Tour Bus Driver Pleads Guilty to Killing Alaska Mayor and Mother In Downtown Washington Traffic Fatality

Tour Bus Driver Pleads Guilty to Killing Alaska Mayor and Mother In Downtown Washington Traffic Fatality

The following press release was published by the U.S. Department of Justice, Office of the United States Attorneys on Sept. 3, 2019. It is reproduced in full below.

Driver Struck Two Pedestrians Crossing Pennsylvania Avenue

WASHINGTON - Gerard D. James, 46, of Baltimore, MD, pled guilty today to two counts of negligent homicide stemming from a traffic collision last December where he struck and killed two pedestrians, including the Mayor of Skagway, Alaska, announced U.S. Attorney Jessie K. Liu and Peter Newsham, Chief of the Metropolitan Police Department (MPD).

James pled guilty in the Superior Court of the District of Columbia this morning. The plea calls for a sentence of up to two years in prison for causing each of the two deaths, for a total of up to four years. He will be sentenced on Nov. 15, 2019, by the Honorable Danya Dayson.

The fatal traffic collision occurred on Thursday, Dec. 19, 2018, at approximately 9:40 p.m. The victims, Skagway, Alaska mayor Monica Carlson, 61, and her 85-year-old mother, Cora Adams, had come to Washington to tour the White House Christmas decorations. Video from a DC Department of Transportation camera showed Mayor Carlson and Ms. Adams waiting to cross Pennsylvania Avenue NW at the corner of 7th Street near the National Archives. As the pedestrian signal changed, allowing the victims to cross, they walked north across Pennsylvania Avenue in the marked crosswalk. As the two were crossing, an Eyre Bus Company tour bus being driven north on 7th Street by the defendant, turned left onto Pennsylvania Avenue. The bus struck both pedestrians as they crossed. Both Mayor Carlson and Ms. Adams were taken to area hospitals where they died from their injuries.

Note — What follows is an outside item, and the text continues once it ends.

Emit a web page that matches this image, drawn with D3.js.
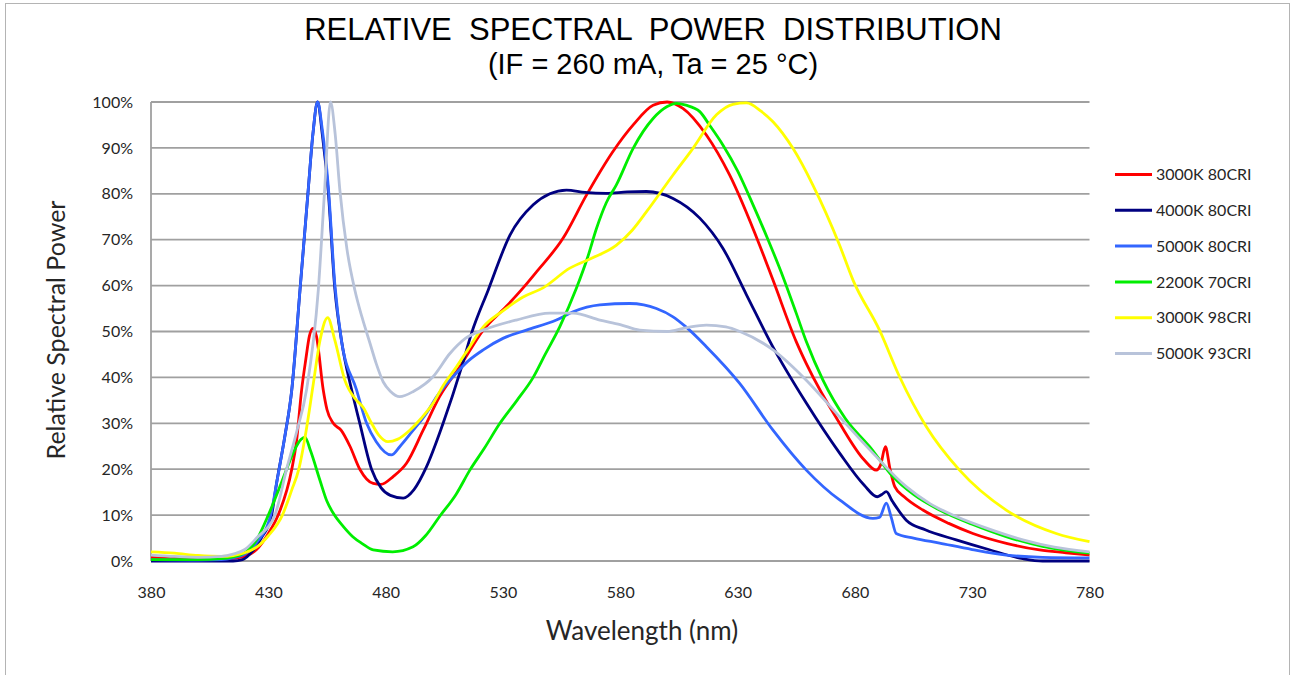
<!DOCTYPE html>
<html>
<head>
<meta charset="utf-8">
<script src="https://cdn.jsdelivr.net/npm/d3@7"></script>
<style>
  body { margin: 0; background: #fff; }
  svg text { white-space: pre; }
</style>
</head>
<body>
<script>
// Relative spectral power, [wavelength nm, percent]
var s3000k80 = [[380,0.8],[390,0.6],[400,0.4],[410,0.3],[415,0.6],[420,1],[425,2.5],[430,6],[434.2,10],[440,20],[442,26],[444.2,37.3],[446,44],[447.5,49],[449,50.7],[450.5,49],[453.4,37.3],[455,33],[457.7,30],[461,28.5],[464.8,25],[469,20],[474.7,16.9],[478,16.7],[483.2,18.4],[488.9,21.3],[496,28.5],[503,35.8],[511.6,42.3],[521.6,50.3],[531.5,55.5],[538.6,59.5],[544.3,63],[555.6,70.3],[565.6,79.7],[576.9,89.2],[585.5,95],[594,99.3],[600,100],[606.7,98.6],[616.7,92.8],[626.6,84.1],[639.4,68.8],[645.1,61.2],[655,47.8],[659.3,43],[673.5,30],[684,22],[689.1,19.8],[691,21],[693,24.9],[695,20],[697,16.2],[701,14],[709,11.1],[720,8.2],[730.3,6],[745,3.8],[758.7,2.4],[770,1.8],[780,1.3]];

var s4000k80 = [[380,0],[400,0],[415,0],[419,0.3],[423,2],[427,5],[431.4,10],[433.5,16.9],[437,27],[440,37.3],[443.5,59],[447,80.8],[449,93],[451,100],[453,93],[455.5,80.8],[458.4,59],[461.2,48],[465.5,37.3],[469,30],[474,20],[478,16],[482,14.3],[487.5,13.7],[492,15.5],[497.4,20.5],[504.5,30],[512.4,42.3],[516.6,49.6],[523.7,59],[533,71],[542.9,77.6],[550,80],[557.1,80.8],[565,80.3],[574.1,80.1],[583,80.4],[591.2,80.5],[602.5,79],[613.9,74.7],[623.8,68.1],[633.8,58],[645,46.7],[659.3,34.4],[673.5,23.5],[684,16.5],[689.5,14],[691.5,14.5],[693.4,15.1],[696,13],[701.9,8.9],[710,6.8],[723.2,4.6],[737,2.5],[751.6,0.5],[760,0],[780,0]];

var s5000k80 = [[380,0.3],[400,0.2],[410,0.3],[415,0.7],[420,1.5],[425,4],[431,10],[433.5,16.9],[437,27],[440,37.3],[443.5,59],[447,80.8],[449,93],[451,100],[453,94],[455.5,82],[458.4,60],[461.2,48],[467.6,37.3],[471.9,30],[476,26],[482.5,23.1],[486,24.9],[491,28],[497.4,32.2],[502,36],[508.8,40.2],[515,43.5],[521.6,46],[530,48.5],[540,50.3],[552.8,52.5],[559.9,54.3],[571.3,55.8],[584,56.1],[590,55.8],[595.4,55],[602.5,53.2],[608,51],[616.7,46.7],[630.9,38.7],[645.1,28.5],[659.3,19.8],[673.5,13.3],[687.7,9.3],[690.5,9.5],[693.4,12.6],[695.5,9.5],[697.6,6],[705,5],[716.1,3.9],[730,2.5],[744.5,1.3],[760,0.8],[780,0.7]];

var s2200k70 = [[380,0.3],[390,0.3],[400,0.3],[410,0.5],[418,1.3],[425,4.6],[430,10],[434,15],[437.8,20],[441,24],[444,26.5],[445.6,27],[448,24],[452,17.6],[455,13],[457.7,10.4],[462,7.5],[466,5.3],[470,3.8],[474.7,2.4],[483,2],[491.7,3.1],[497,5.5],[503,9.7],[510,14.5],[515.9,19.8],[522,24.5],[528.7,30],[536,35],[542.9,40],[548,45],[554.2,51],[561.3,59.4],[566,66],[569.9,72.5],[574,78],[578.4,82],[585.5,89.9],[594,96.4],[600,99],[604,99.7],[608,99.3],[613.9,97.9],[618,95],[623.8,90.6],[630,85],[636.6,77.6],[643,70],[649.3,62],[655,54],[659.3,47.8],[666.4,39.4],[676,31],[686.3,24.9],[696.2,18.4],[705,14.5],[716.1,11.1],[730,8],[744.5,5.3],[760,3.2],[780,1.7]];

var s3000k98 = [[380,2],[390,1.7],[400,1.2],[410,1],[415,1.2],[420,1.8],[425,3],[430,5.5],[436,10],[440,15.5],[443,20],[446,28],[449,38],[452,48],[455.3,53],[458.4,48],[462.6,39.4],[467.6,35],[470.4,33.5],[473.3,30.7],[477,27.5],[481,26],[485,26.5],[490.3,28.5],[495,31],[500.3,34.4],[504.5,38.2],[510.2,42.3],[515,46],[521.6,51],[530,54.5],[538.6,57.5],[547.1,59.5],[558.5,63.8],[568,66],[578.4,68.8],[585,72],[591.2,76.1],[602.5,84.1],[611,89.9],[621,97.2],[628,99.5],[633.8,99.8],[640,98],[645.1,95.7],[653.6,89.9],[662.1,81.9],[673.5,68.8],[679.2,61.2],[690.5,50.3],[699,40.2],[710.4,29.3],[724.6,19.8],[744.5,11.1],[765.8,6],[780,4.2]];

var s5000k93 = [[380,1.3],[390,1],[400,0.8],[410,1],[415,1.5],[420,2.5],[425,5],[432.8,10],[437.8,20],[442,28],[446.3,37.3],[451.3,59],[454,80.8],[456.5,100],[458.5,93],[460.5,80.8],[463.5,68],[466.9,59],[470,53],[473.3,47.5],[476,43],[479,39],[482,37],[486,35.8],[492,37],[500.3,40.2],[507.4,45.2],[514,48.5],[521.6,50.3],[535.7,52.5],[550,54],[559.9,54],[571.3,52.5],[580,51.5],[588.3,50.3],[600,50],[608,50.8],[616.7,51.4],[625,51],[631,50],[645.1,46],[659.3,39.4],[673.5,31.4],[687.7,23.5],[701.9,16.2],[712,12.5],[723.2,9.7],[737,7],[751.6,4.6],[765,3],[780,2]];

var seriesNames = ["3000K 80CRI", "4000K 80CRI", "5000K 80CRI", "2200K 70CRI", "3000K 98CRI", "5000K 93CRI"];
var seriesData = [s3000k80, s4000k80, s5000k80, s2200k70, s3000k98, s5000k93];
var seriesColors = ["#ff0000", "#000080", "#3366ff", "#00ee00", "#ffff00", "#b8c3da"];

var xTicks = [380, 430, 480, 530, 580, 630, 680, 730, 780];
var yTicks = [0, 10, 20, 30, 40, 50, 60, 70, 80, 90, 100];

var w = 1293, h = 675;
var plotLeft = 151, plotRight = 1089.5, plotTop = 102, plotBottom = 561;

var svg = d3.select("body").append("svg")
    .attr("width", w)
    .attr("height", h);

// outer frame
svg.append("rect")
    .attr("x", 5.5).attr("y", 3.5)
    .attr("width", 1284).attr("height", 700)
    .attr("fill", "none")
    .attr("stroke", "#b4b4b4");

var xScale = d3.scaleLinear().domain([380, 780]).range([plotLeft, plotRight]);
var yScale = d3.scaleLinear().domain([0, 100]).range([plotBottom, plotTop]);

// gridlines
svg.append("g")
    .selectAll("line")
    .data(yTicks)
    .enter()
    .append("line")
    .attr("x1", plotLeft).attr("x2", plotRight)
    .attr("y1", function(d) { return yScale(d); })
    .attr("y2", function(d) { return yScale(d); })
    .attr("stroke", "#a0a0a0")
    .attr("stroke-width", 1.8);

// left axis line
svg.append("line")
    .attr("x1", plotLeft).attr("x2", plotLeft)
    .attr("y1", plotTop).attr("y2", plotBottom)
    .attr("stroke", "#a0a0a0")
    .attr("stroke-width", 1.8);

// Axis
var yAxis = d3.axisLeft(yScale)
    .tickValues(yTicks)
    .tickSize(0)
    .tickPadding(18)
    .tickFormat(function(d) { return d + "%"; });

var xAxis = d3.axisBottom(xScale)
    .tickValues(xTicks)
    .tickSize(0)
    .tickPadding(26);

var gy = svg.append("g")
    .attr("transform", "translate(" + plotLeft + ",0)")
    .call(yAxis);
var gx = svg.append("g")
    .attr("transform", "translate(0," + plotBottom + ")")
    .call(xAxis);

[gx, gy].forEach(function(g) {
    g.select(".domain").remove();
    g.selectAll("text")
        .attr("font-family", "Lato, sans-serif")
        .attr("font-size", 16)
        .attr("fill", "#262626");
});

// series
var line = d3.line()
    .x(function(d) { return xScale(d[0]); })
    .y(function(d) { return yScale(d[1]); })
    .curve(d3.curveMonotoneX);

svg.append("g")
    .selectAll("path")
    .data(seriesData)
    .enter()
    .append("path")
    .attr("d", line)
    .attr("fill", "none")
    .attr("stroke", function(d, i) { return seriesColors[i]; })
    .attr("stroke-width", 2.8)
    .attr("stroke-linejoin", "round");

// legend
var legend = svg.append("g")
    .selectAll("g")
    .data(seriesNames)
    .enter()
    .append("g")
    .attr("transform", function(d, i) { return "translate(1115," + (174.5 + i * 35.8) + ")"; });

legend.append("line")
    .attr("x1", 0).attr("x2", 37)
    .attr("stroke", function(d, i) { return seriesColors[i]; })
    .attr("stroke-width", 3);

legend.append("text")
    .attr("x", 41)
    .attr("dy", "0.35em")
    .attr("font-family", "Lato, sans-serif")
    .attr("font-size", 16)
    .attr("fill", "#262626")
    .text(function(d) { return d; });

// titles
svg.append("text")
    .attr("x", 653).attr("y", 40)
    .attr("text-anchor", "middle")
    .attr("font-family", "'Liberation Sans', Arial, sans-serif")
    .attr("font-size", 31)
    .attr("fill", "#000")
    .text("RELATIVE  SPECTRAL  POWER  DISTRIBUTION");

svg.append("text")
    .attr("x", 653).attr("y", 74)
    .attr("text-anchor", "middle")
    .attr("font-family", "'Liberation Sans', Arial, sans-serif")
    .attr("font-size", 29)
    .attr("fill", "#000")
    .text("(IF = 260 mA, Ta = 25 \u00B0C)");

svg.append("text")
    .attr("transform", "translate(65,330) rotate(-90)")
    .attr("text-anchor", "middle")
    .attr("font-family", "Lato, sans-serif")
    .attr("font-size", 25)
    .attr("fill", "#262626")
    .text("Relative Spectral Power");

svg.append("text")
    .attr("x", 642).attr("y", 640)
    .attr("text-anchor", "middle")
    .attr("font-family", "Lato, sans-serif")
    .attr("font-size", 26)
    .attr("fill", "#262626")
    .text("Wavelength (nm)");
</script>
</body>
</html>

The Eyre tour bus that the defendant was driving was equipped with cameras that captured video from two angles of the bus, a forward facing camera on the bus’s windshield and another mounted over the operator’s compartment. The forward position camera showed that as the bus traveled north towards the Pennsylvania Avenue intersection, southbound 7th Street traffic traveled through the intersection, indicating that when James executed the left turn onto Pennsylvania Avenue, the signal controlling his progress showed a left red arrow. The other camera, mounted over the operator’s compartment, showed that as James was turning left from 7th Street onto Pennsylvania Avenue, his cell phone rang and lit up. Simultaneously as James was turning left, he picked up the ringing cell phone with his left hand and transferred it to his right hand. As the video showed this, the impact of the striking of the two pedestrians could be heard on the video.

In announcing the plea, U.S. Attorney Liu and Chief Newsham commended the work of the officers and detectives who investigated the case from the Major Crash Investigations Unit of the Metropolitan Police Department. They also acknowledged the efforts of those who worked on the case from the U.S. Attorney’s Office, including Investigative Analyst Zachary McMenamin, Paralegal Specialist Stephanie Siegerist and Victim/Witness Advocate Jennifer Clark.

Finally, they commended the work of Assistant U.S. Attorney Edward A. O’Connell, who prosecuted the case.